**Directions for this task:** Nothing beyond the line containing "from matplotlib.patches import" is to be printed; print exactly each line from the start of the records below through that line, leaving out pictures.

**Provided records:**

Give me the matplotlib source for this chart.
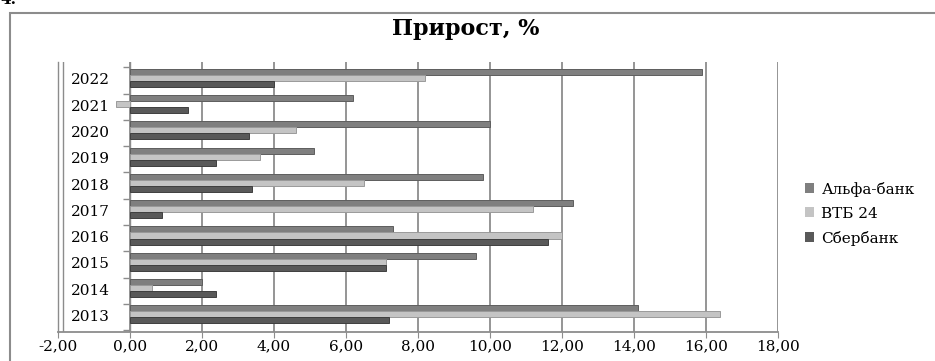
import numpy as np
import matplotlib.pyplot as plt
from matplotlib.patches import Patch, Rectangle

years = ['2013', '2014', '2015', '2016', '2017', '2018', '2019', '2020', '2021', '2022']
alfa = [14.1, 2.0, 9.6, 7.3, 12.3, 9.8, 5.1, 10.0, 6.2, 15.9]
vtb = [16.4, 0.6, 7.1, 12.0, 11.2, 6.5, 3.6, 4.6, -0.4, 8.2]
sber = [7.2, 2.4, 7.1, 11.6, 0.9, 3.4, 2.4, 3.3, 1.6, 4.0]
series = ['Альфа-банк', 'ВТБ 24', 'Сбербанк']
colors = ['#7f7f7f', '#c4c4c4', '#595959']
edges = ['#5e5e5e', '#9a9a9a', '#3f3f3f']
xticks = np.arange(-2, 19, 2)

plt.rcParams['font.family'] = ['DejaVu Serif']

W, H = 935, 361
fig = plt.figure(figsize=(W / 100, H / 100), dpi=100)

# внешняя рамка
fig.patches.append(Rectangle((10 / W, -0.1), 1.1, 1.1 - 13 / H, transform=fig.transFigure,
                             fill=False, ec='#8c8c8c', lw=1.5))
fig.text(0.0, 1.02, '4.', fontsize=11, fontweight='bold', va='top')

x0, x1 = 58, 778
ytop, ybot = 62, 332
ax = fig.add_axes([x0 / W, 1 - ybot / H, (x1 - x0) / W, (ybot - ytop) / H])

y = np.arange(len(years))
off = 0.1
h = 0.23
for k, vals in enumerate([alfa, vtb, sber]):
    ax.barh(y + off + (1 - k) * 0.23, vals, height=h, color=colors[k],
            edgecolor=edges[k], linewidth=0.7, zorder=3)

ax.set_xlim(-2, 18)
ax.set_ylim(-0.57, 9.70)

for v in xticks[1:]:
    ax.axvline(v, color='#8c8c8c', lw=1.3, zorder=1)
# категорийная ось и засечки
ax.axvline(0, color='#8c8c8c', lw=1.0, zorder=2)
ax.hlines(np.arange(-0.5, 10, 1), -0.2, 0, color='#8c8c8c', lw=1.0)
# боковая стенка
ax.axvline(-1.86, color='#8c8c8c', lw=1.0)

for s in ['top', 'right']:
    ax.spines[s].set_visible(False)
ax.spines['left'].set_color('#8c8c8c')
ax.spines['bottom'].set_color('#8c8c8c')
ax.spines['left'].set_linewidth(1.0)
ax.spines['bottom'].set_linewidth(1.3)

ax.set_xticks(xticks)
ax.set_xticklabels([f'{v:.2f}'.replace('.', ',') for v in xticks], fontsize=11)
ax.tick_params(axis='x', length=4, color='#8c8c8c', pad=1)
ax.set_yticks([])
for i, yr in enumerate(years):
    ax.text(-0.55, i, yr, fontsize=11, ha='right', va='center')

fig.text(466 / W, 1 - 29 / H, 'Прирост, %', fontsize=16, fontweight='bold',
         ha='center', va='center')

handles = [Patch(facecolor=c, edgecolor='none') for c in colors]
fig.legend(handles, series, loc='upper left', bbox_to_anchor=(797 / W, 1 - 174 / H),
           frameon=False, fontsize=11, handlelength=0.6, handleheight=0.6,
           handletextpad=0.5, labelspacing=0.65, borderpad=0)

fig.savefig('out.png', dpi=100)
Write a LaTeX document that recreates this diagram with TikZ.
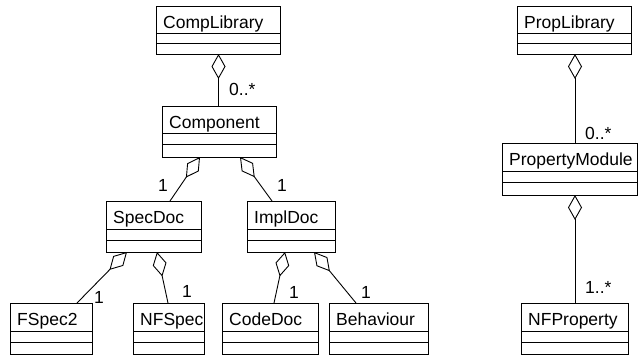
\documentclass[tikz,border=0pt]{standalone}
\usepackage{fontspec}
\setmainfont{Liberation Sans}
\usetikzlibrary{arrows.meta}
\tikzset{
  box/.style={draw, line width=0.9pt, inner sep=0pt, outer sep=0pt, anchor=north west},
  sep/.style={line width=0.9pt},
  agg/.style={line width=0.9pt, {Diamond[open,length=25pt,width=14pt]}-},
  lbl/.style={inner sep=0pt, anchor=west, font=\fontsize{17.5}{20}\selectfont},
  cname/.style={inner sep=0pt, anchor=base west, font=\fontsize{17.5}{20}\selectfont}
}
% id, left, right, top, line1, line2, bottom, text
\newcommand\classbox[8]{%
  \node[box, minimum width={#3-#2}, minimum height={#7-#4}] (#1) at (#2,-#4) {};
  \draw[sep] (#2,-#5) -- (#3,-#5);
  \draw[sep] (#2,-#6) -- (#3,-#6);
  \node[cname] (#1-t) at (#2+7,-#4-22) {#8};
}
\begin{document}
\begin{tikzpicture}[x=1pt,y=1pt]
\useasboundingbox (0,0) rectangle (638,-356);
\classbox{complib}{156}{280}{6}{33}{43}{54}{CompLibrary}
\classbox{comp}{162}{276}{106}{133}{144}{157}{Component}
\classbox{spec}{106}{201}{201}{229}{240}{252}{SpecDoc}
\classbox{impl}{247}{335}{201}{229}{240}{252}{ImplDoc}
\classbox{fspec}{10}{92}{303}{331}{342}{354}{FSpec2}
\classbox{nfspec}{133}{204}{303}{331}{342}{354}{NFSpec}
\classbox{code}{222}{318}{303}{331}{342}{354}{CodeDoc}
\classbox{beh}{329}{428}{303}{331}{342}{354}{Behaviour}
\classbox{proplib}{517}{631}{6}{33}{43}{54}{PropLibrary}
\classbox{propmod}{502}{637}{143}{171}{182}{195}{PropertyModule}
\classbox{nfprop}{521}{628}{303}{331}{342}{354}{NFProperty}

\draw[agg] ([xshift=62.5pt]complib.south west) -- ([xshift=56.5pt]comp.north west);
\draw[agg] ([xshift=38pt]comp.south west) -- ([xshift=64pt]spec.north west);
\draw[agg] ([xshift=78pt]comp.south west) -- ([xshift=25pt]impl.north west);
\draw[agg] ([xshift=21pt]spec.south west) -- ([xshift=67pt]fspec.north west);
\draw[agg] ([xshift=51pt]spec.south west) -- ([xshift=35pt]nfspec.north west);
\draw[agg] ([xshift=38pt]impl.south west) -- ([xshift=52pt]code.north west);
\draw[agg] ([xshift=67pt]impl.south west) -- ([xshift=27pt]beh.north west);
\draw[agg] ([xshift=58pt]proplib.south west) -- ([xshift=73pt]propmod.north west);
\draw[agg] ([xshift=73pt]propmod.south west) -- ([xshift=54pt]nfprop.north west);

\node[lbl] (m1) at (229,-89) {0..*};
\node[lbl] (m2) at (158,-185) {1};
\node[lbl] (m3) at (277,-185) {1};
\node[lbl] (m4) at (94,-297) {1};
\node[lbl] (m5) at (182,-291) {1};
\node[lbl] (m6) at (289,-292) {1};
\node[lbl] (m7) at (361,-292) {1};
\node[lbl] (m8) at (585,-133) {0..*};
\node[lbl] (m9) at (585,-287) {1..*};
\end{tikzpicture}
\end{document}
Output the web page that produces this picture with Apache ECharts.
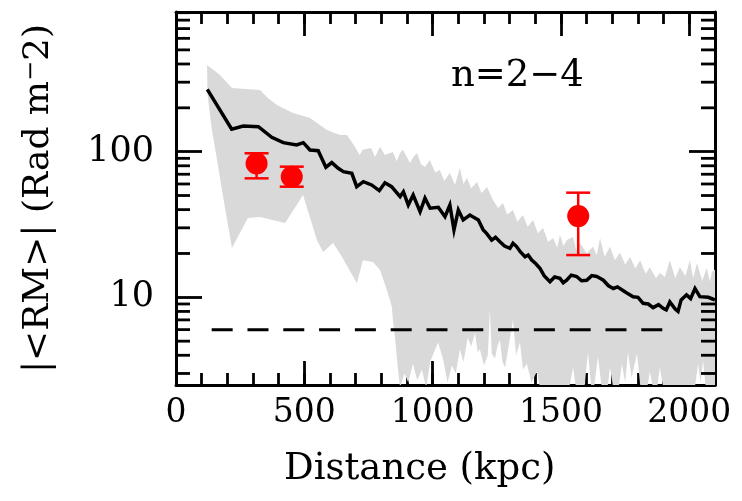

**The solution:**
Give me the matplotlib source for this chart.
import numpy as np
import matplotlib.pyplot as plt
from matplotlib.patches import Patch, Rectangle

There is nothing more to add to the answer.